I thought Haskell parsers were network-stream-capable out of the box...e.g. that they would have an intelligent formulation so you could parse an infinite number of data items one at a time. But nearly all of the parsers--including Megaparsec--require all the data to be in memory from the beginning (the way Rebol PARSE does today). Even the parsers that are "incremental" hold onto all the historical input in case they need to backtrack...whether the rules need to or not. I've found some research pointing to architectures of doing this better...see Section 4 of this paper


Taking time to work in other languages is helping to give me perspective, and get rid of some of the "tunnel vision" of exploring the vagaries of C, C++, and Rebol for too long. I'm looking for the best of what's out there for anything I can steal: type systems, streaming for a composable PORT! design, you-name-it.

Even so...while I do enjoy aspects of hacking around in Haskell, doing so certainly convinces me that there are very few people in the planet who would ever be able to put up with programming in it. Some parts of it do feel fairly natural for my line of thinking...but some of it is just really frustrating and dizzying, and it doesn't help that people really seem to go for absolute brevity in their code instead of labeling their subexpressions. (The compiler will optimize it out, what are they afraid of?)

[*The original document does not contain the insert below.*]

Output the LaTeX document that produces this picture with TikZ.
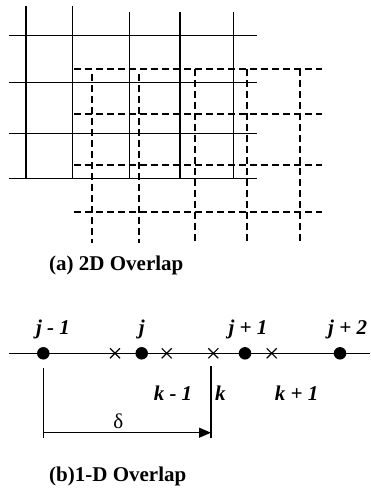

Finding out that Haskell parsers weren't supporting incrementality for network streaming out of the box was a bit of a shock to me. I'm going to keep digging until I can find some neat version of a "snapped together" system that can parse a PORT! which has a decompressor codec snapped onto it, running over a https connection. If I can piece together a state-of-the-art system that does that, I'll try to approximate it.


Yes, this is key. Peculiarities aside, Rebol syntax is quite friendly. I wouldn't be interested in big changes to get more performance or rigor. Syntaxes like REBIN or Red/System make me wonder why one wouldn't just switch to Go, Rust, Java etc. to get those features plus community/docs.

I think Java 8 has Streams which might be worth looking at.